Disaster Deferred for Another Day

U.S. markets rallied sharply on Wednesday as politicians in Congress apparently settled their differences by agreeing to disagree and punt the U.S. debt ceiling debate into 2014. So, once again, disaster was deferred for another day and markets rallied back to close just below all time highs even though no problems were solved nor long-term decisions made.

Investors who bought stocks during Tuesday’s slump, out of faith that the debt ceiling standoff would be resolved before the October 17 deadline, had a big payday on Wednesday – assuming they sold those shares. Those who followed the maxim, “Buy the rumor and sell the news” enjoyed some nice profits.

The Dow Jones Industrial Average (NYSEARCA:DIA) picked up 205 points to finish Wednesday’s trading session at 15,373 for a 1.36 percent advance. The S&P 500 (NYSEARCA:SPY) jumped 1.38 percent to close at 1,721. The Nasdaq 100 (NASDAQ:QQQ) surged 1.14 percent to finish at 3,281. The Russell 2000 (NYSEARCA:IWM) soared 1.19 percent to end the day at 1,092.

On London’s ICE Futures Europe Exchange, December futures for Brent crude oil advanced $1.15 (1.05 percent) to $110.57/bbl. (NYSEARCA:BNO). December gold futures rose $8.70 (0.68 percent) to $1,281.90 per ounce (NYSEARCA:GLD). Transports had the pedal to the metal as they escaped from Washington on Wednesday, with the Dow Jones Transportation Average (NYSEARCA:IYT) accelerating 1.36 percent.

In Japan, the exchange rate for the yen continued to be the dominant factor in stock market activity. Stocks made a modest advance as the yen remained at approximately 98.50 per dollar during Wednesday’s trading session in Tokyo. A weaker yen causes Japanese exports to be more competitively priced in foreign markets (NYSEARCA:FXY). The Nikkei 225 Stock Average advanced 0.18 percent to 14,467 (NYSEARCA:EWJ).

In China, stocks sank after JPMorgan emphasized that companies involved with the Shanghai free trade zone were overbought, due to unwarranted excitement about the FTZ. Beyond that, JPM basically explained that the entire Chinese stock market was overbought. The Shanghai Composite Index sank 1.81 percent to close at 2,193 (NYSEARCA:FXI). Hong Kong’s Hang Seng Index declined 0.46 percent to end the day at 23,228 (NYSEARCA:EWH).

In Europe, stocks managed to pull out of the red after it became apparent that the recent episode of chaos in the United States was nearing an end. The Euro STOXX 50 Index finished Wednesday’s session with a 0.36 percent advance to 3,015 – climbing further above its 50-day moving average of 2,863. Its Relative Strength Index is 71.16. Because most investors consider an RSI above 70 as an “overbought” signal, the STOXX 50 might experience a retreat (NYSEARCA:FEZ).

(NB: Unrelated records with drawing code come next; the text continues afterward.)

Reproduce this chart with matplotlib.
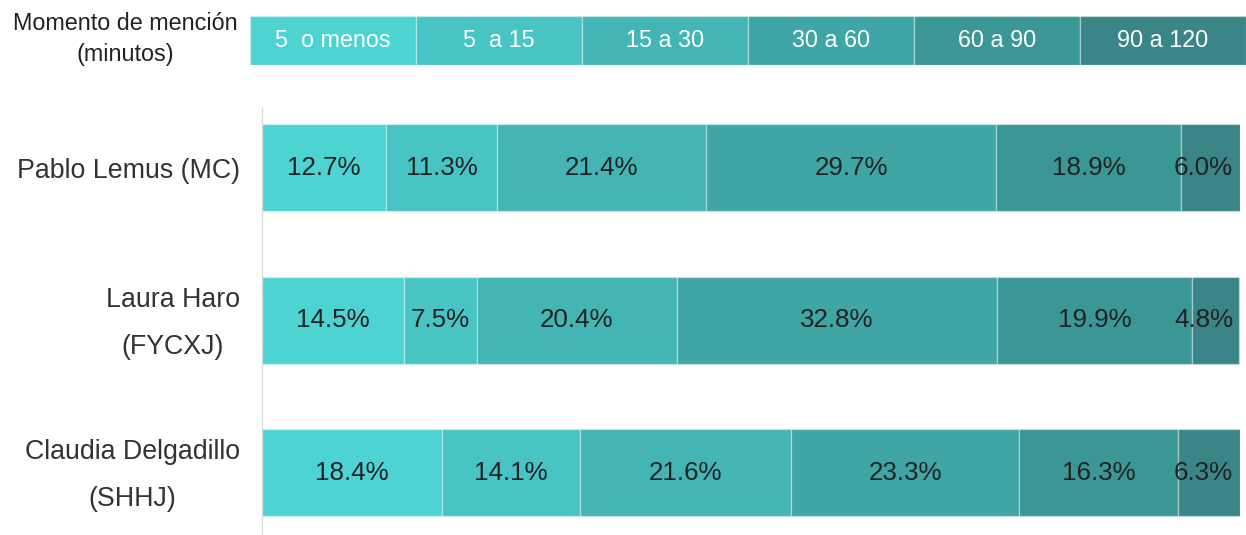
import numpy as np
import matplotlib.pyplot as plt
import matplotlib.transforms as mtransforms

plt.rcParams['font.family'] = ['Liberation Sans', 'DejaVu Sans']

# datos
candidatos = ['Pablo Lemus (MC)', 'Laura Haro\n(FYCXJ)', 'Claudia Delgadillo\n(SHHJ)']
rangos = ['5  o menos', '5  a 15', '15 a 30', '30 a 60', '60 a 90', '90 a 120']
pablo = [12.7, 11.3, 21.4, 29.7, 18.9, 6.0]
laura = [14.5, 7.5, 20.4, 32.8, 19.9, 4.8]
claudia = [18.4, 14.1, 21.6, 23.3, 16.3, 6.3]
colores = ['#4ed3d3', '#48c4c4', '#43b5b5', '#3fa5a5', '#3b9696', '#3a8585']

valores = np.array([pablo, laura, claudia])

fig = plt.figure(figsize=(12.46, 5.35), dpi=100)

# ===== leyenda arriba =====
axl = fig.add_axes([250/1246, 1-65/535, 996/1246, 49/535])
for i, (r, c) in enumerate(zip(rangos, colores)):
    axl.barh(0, 1, left=i, height=1, color=c, edgecolor=(1, 1, 1, 0.35), linewidth=1)
    axl.text(i + 0.5, 0, r, ha='center', va='center', color='white', fontsize=16.8)
axl.set_xlim(0, len(rangos))
axl.set_ylim(-0.5, 0.5)
axl.axis('off')
fig.text(125/1246, 1-39/535, 'Momento de mención\n(minutos)', ha='center', va='center',
         fontsize=16.8, color='#222222', linespacing=1.4)

# ===== barras =====
ax = fig.add_axes([262/1246, 0, 978/1246, 427/535])
y = np.arange(len(candidatos))
izq = np.zeros(len(candidatos))
for j, c in enumerate(colores):
    ax.barh(y, valores[:, j], left=izq, height=0.57, color=c,
            edgecolor=(1, 1, 1, 0.35), linewidth=1)
    for k in range(len(candidatos)):
        v = valores[k, j]
        if j == len(colores) - 1:
            ax.text(99.3, y[k], f'{v:.1f}%', ha='right', va='center',
                    fontsize=18.7, color='#222222')
        else:
            ax.text(izq[k] + v / 2, y[k], f'{v:.1f}%', ha='center', va='center',
                    fontsize=18.7, color='#222222')
    izq += valores[:, j]

ax.set_xlim(0, 100)
ax.set_ylim(2.407, -0.393)
ax.set_xticks([])
ax.set_yticks([])

# etiquetas de candidatos a mano (un poco mas abajo que el centro)
trans = mtransforms.blended_transform_factory(ax.transAxes, ax.transData)
trans = trans + mtransforms.ScaledTranslation(-22/100, -3/100, fig.dpi_scale_trans)
for k, nombre in enumerate(candidatos):
    ax.text(0, y[k], nombre, transform=trans, ha='right', va='center',
            multialignment='center', fontsize=19.3, color='#333333', linespacing=2.05)

for s in ['top', 'right', 'bottom']:
    ax.spines[s].set_visible(False)
ax.spines['left'].set_color('#d9d9d9')

plt.savefig('out.png', dpi=100)
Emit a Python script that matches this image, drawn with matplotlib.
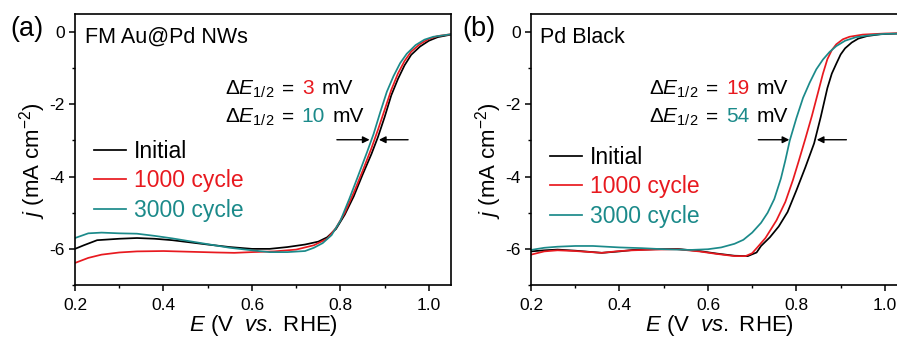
import numpy as np
import matplotlib
matplotlib.use("Agg")
import matplotlib.pyplot as plt
from matplotlib.ticker import MultipleLocator
from matplotlib.offsetbox import TextArea, HPacker, AnnotationBbox

plt.rcParams["font.family"] = ["Liberation Sans", "DejaVu Sans"]
plt.rcParams["mathtext.fontset"] = "custom"
plt.rcParams["mathtext.rm"] = "Liberation Sans"
plt.rcParams["mathtext.it"] = "Liberation Sans:italic"
plt.rcParams["mathtext.bf"] = "Liberation Sans:bold"
plt.rcParams["axes.unicode_minus"] = False

RED = "#e8191f"
TEAL = "#1b8a8a"

# ---- panel (a): FM Au@Pd NWs ----
a_init_x = [0.20, 0.22, 0.25, 0.30, 0.34, 0.38, 0.42, 0.46, 0.50, 0.55, 0.60, 0.64, 0.68,
            0.72, 0.75, 0.77, 0.79, 0.81, 0.83, 0.85, 0.87, 0.885, 0.90, 0.915, 0.93,
            0.945, 0.96, 0.98, 1.00, 1.02, 1.05]
a_init_y = [-6.00, -5.90, -5.76, -5.72, -5.70, -5.72, -5.76, -5.82, -5.88, -5.95, -6.00, -6.00, -5.95,
            -5.88, -5.80, -5.68, -5.45, -5.05, -4.55, -3.95, -3.38, -2.90, -2.35, -1.75, -1.30,
            -0.92, -0.63, -0.40, -0.24, -0.14, -0.07]

a_1000_x = [0.20, 0.23, 0.26, 0.30, 0.34, 0.40, 0.46, 0.52, 0.56, 0.60, 0.65, 0.70, 0.74,
            0.77, 0.79, 0.81, 0.83, 0.85, 0.87, 0.885, 0.90, 0.915, 0.93, 0.945, 0.96,
            0.98, 1.00, 1.02, 1.05]
a_1000_y = [-6.39, -6.25, -6.16, -6.10, -6.07, -6.06, -6.08, -6.10, -6.11, -6.09, -6.07, -6.02, -5.90,
            -5.72, -5.42, -5.00, -4.45, -3.85, -3.22, -2.70, -2.15, -1.60, -1.15, -0.80, -0.54,
            -0.33, -0.19, -0.11, -0.06]

a_3000_x = [0.20, 0.23, 0.26, 0.30, 0.34, 0.38, 0.42, 0.46, 0.50, 0.55, 0.60, 0.64, 0.68,
            0.72, 0.74, 0.76, 0.78, 0.80, 0.82, 0.84, 0.86, 0.875, 0.89, 0.905, 0.92,
            0.935, 0.95, 0.97, 0.99, 1.01, 1.05]
a_3000_y = [-5.70, -5.57, -5.55, -5.57, -5.58, -5.64, -5.71, -5.79, -5.87, -5.97, -6.04, -6.09, -6.09,
            -6.06, -5.97, -5.84, -5.62, -5.22, -4.62, -3.98, -3.33, -2.82, -2.22, -1.65, -1.22,
            -0.86, -0.60, -0.36, -0.21, -0.13, -0.06]

# ---- panel (b): Pd Black ----
b_init_x = [0.20, 0.23, 0.26, 0.30, 0.36, 0.40, 0.43, 0.48, 0.53, 0.58, 0.62, 0.66, 0.69,
            0.71, 0.72, 0.74, 0.76, 0.78, 0.80, 0.82, 0.84, 0.855, 0.87, 0.88, 0.89,
            0.90, 0.91, 0.925, 0.94, 0.96, 0.99, 1.05]
b_init_y = [-6.07, -6.04, -6.02, -6.05, -6.11, -6.07, -6.03, -6.01, -6.00, -6.06, -6.13, -6.19, -6.20,
            -6.10, -5.92, -5.68, -5.38, -4.98, -4.38, -3.75, -3.08, -2.35, -1.55, -1.15, -0.88,
            -0.62, -0.45, -0.29, -0.18, -0.11, -0.06, -0.03]

b_1000_x = [0.20, 0.23, 0.26, 0.30, 0.36, 0.40, 0.43, 0.48, 0.53, 0.58, 0.62, 0.66, 0.685,
            0.70, 0.713, 0.73, 0.755, 0.775, 0.792, 0.805, 0.82, 0.835, 0.85, 0.86, 0.87,
            0.88, 0.89, 0.905, 0.92, 0.95, 1.00, 1.05]
b_1000_y = [-6.16, -6.07, -6.04, -6.06, -6.11, -6.06, -6.04, -6.02, -6.01, -6.07, -6.14, -6.20, -6.20,
            -6.12, -5.94, -5.70, -5.21, -4.70, -4.10, -3.58, -2.96, -2.32, -1.62, -1.15, -0.75,
            -0.50, -0.34, -0.20, -0.13, -0.07, -0.04, -0.03]

b_3000_x = [0.20, 0.23, 0.26, 0.30, 0.34, 0.40, 0.45, 0.50, 0.56, 0.60, 0.63, 0.66, 0.68,
            0.70, 0.72, 0.735, 0.75, 0.765, 0.775, 0.785, 0.80, 0.815, 0.83, 0.845, 0.86,
            0.875, 0.89, 0.91, 0.935, 0.97, 1.00, 1.05]
b_3000_y = [-6.03, -5.97, -5.94, -5.92, -5.92, -5.96, -5.98, -6.01, -6.03, -6.01, -5.96, -5.86, -5.75,
            -5.55, -5.28, -5.00, -4.62, -4.05, -3.55, -3.00, -2.38, -1.82, -1.40, -1.03, -0.76,
            -0.55, -0.39, -0.24, -0.14, -0.08, -0.05, -0.04]

labels = ["Initial", "1000 cycle", "3000 cycle"]
colors = ["black", RED, TEAL]

fig = plt.figure(figsize=(8.97, 3.41), dpi=100)
ax_a = fig.add_axes([75 / 897, 56 / 341, 376 / 897, 271 / 341])
ax_b = fig.add_axes([531 / 897, 56 / 341, 376 / 897, 271 / 341])


def delta_label(ax, x, y, value, color):
    tp = dict(color="black", size=15)
    parts = [
        TextArea(r"$\Delta E_{\mathrm{1/2}}$", textprops=tp),
        TextArea("=", textprops=tp),
        TextArea(value, textprops=dict(color=color, size=15)),
        TextArea("mV", textprops=tp),
    ]
    box = HPacker(children=parts, align="baseline", pad=0, sep=5.5)
    ab = AnnotationBbox(box, (x, y), xycoords="axes fraction",
                        box_alignment=(0, 0.5), frameon=False, pad=0)
    ax.add_artist(ab)


def style_axes(ax):
    ax.set_xlim(0.2, 1.05)
    ax.set_ylim(-7, 0.5)
    ax.xaxis.set_major_locator(MultipleLocator(0.2))
    ax.xaxis.set_minor_locator(MultipleLocator(0.1))
    ax.yaxis.set_major_locator(MultipleLocator(2))
    ax.yaxis.set_minor_locator(MultipleLocator(1))
    ax.tick_params(which="both", direction="out", top=False, right=False, labelsize=12.5)
    ax.tick_params(which="major", length=4, width=1.1)
    ax.tick_params(which="minor", length=2.5, width=1.0)
    ax.tick_params(axis="x", pad=5)
    for s in ax.spines.values():
        s.set_linewidth(1.2)
    ax.set_xlabel(r"$E$ (V  $vs.$ RHE)", fontsize=16, va="center")
    ax.xaxis.set_label_coords(0.5, -0.148)
    ax.set_ylabel(r"$j$ (mA cm$^{-2}$)", fontsize=16, va="center")
    ax.yaxis.set_label_coords(-0.112, 0.46)


def add_legend(ax, y):
    ax.legend(loc="center left", bbox_to_anchor=(0.05, y), frameon=False, fontsize=16.5,
              handlelength=1.4, handletextpad=0.35, labelspacing=0.3, borderpad=0,
              borderaxespad=0, labelcolor="linecolor")


arrow_kw = dict(arrowstyle="-|>", color="black", lw=1.0, mutation_scale=10, shrinkA=0, shrinkB=0)

# panel (a)
for xs, ys, lab, c in zip([a_init_x, a_1000_x, a_3000_x], [a_init_y, a_1000_y, a_3000_y], labels, colors):
    ax_a.plot(xs, ys, color=c, lw=1.25, label=lab)
style_axes(ax_a)
ax_a.text(0.027, 0.894, "FM Au@Pd NWs", transform=ax_a.transAxes, fontsize=15.5, va="baseline")
add_legend(ax_a, 0.384)
delta_label(ax_a, 0.399, 0.723, "3", RED)
delta_label(ax_a, 0.399, 0.62, "10", TEAL)
ax_a.annotate("", xy=(0.866, -2.98), xytext=(0.792, -2.98), arrowprops=arrow_kw)
ax_a.annotate("", xy=(0.887, -2.98), xytext=(0.953, -2.98), arrowprops=arrow_kw)

# panel (b)
for xs, ys, lab, c in zip([b_init_x, b_1000_x, b_3000_x], [b_init_y, b_1000_y, b_3000_y], labels, colors):
    ax_b.plot(xs, ys, color=c, lw=1.25, label=lab)
style_axes(ax_b)
ax_b.text(0.024, 0.894, "Pd Black", transform=ax_b.transAxes, fontsize=15.5, va="baseline")
add_legend(ax_b, 0.362)
delta_label(ax_b, 0.314, 0.723, "19", RED)
delta_label(ax_b, 0.314, 0.62, "54", TEAL)
ax_b.annotate("", xy=(0.784, -2.98), xytext=(0.714, -2.98), arrowprops=arrow_kw)
ax_b.annotate("", xy=(0.846, -2.98), xytext=(0.913, -2.98), arrowprops=arrow_kw)

fig.text(10 / 897, 0.894, "(a)", fontsize=19.5, va="baseline")
fig.text(462 / 897, 0.894, "(b)", fontsize=19.5, va="baseline")

fig.savefig("out.png", dpi=100)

Technical indicators revealed that the S&P 500 remained above its 50-day moving average of 1,678 after finishing Wednesday’s session with a 1.38 percent surge to 1,721. Its Relative Strength Index jumped from 54.09 to 60.60. The MACD climbed further above the signal line, suggesting the likelihood of a continued advance.

For Wednesday, all sectors were solidly in positive territory. The financial sector led the group, with a gain of 2.10 percent.

Consumer Discretionary (NYSEARCA:XLY): +1.24 percent
Technology: (NYSEARCA:XLK): +0.96 percent
Industrials (NYSEARCA:XLI): +0.66 percent
Materials: (NYSEARCA:XLB): +1.01 percent
Energy (NYSEARCA:XLE): +1.50 percent
Financials: (NYSEARCA:XLF): +2.10 percent
Utilities (NYSEARCA:XLU): +0.91 percent
Health Care: (NYSEARCA:XLV): +2.05 percent
Consumer Staples (NYSEARCA:XLP): +1.49 percent

Bottom line: Investors who bought stocks during Tuesday’s slump on the belief that the debt ceiling issue would be resolved before the October 17 deadline had a big payday on Wednesday — assuming they sold their shares. The order of the day was, “Buy the rumor and sell the Cruz.” The major indexes are now at significant resistance levels and earnings so far have been lackluster, at best.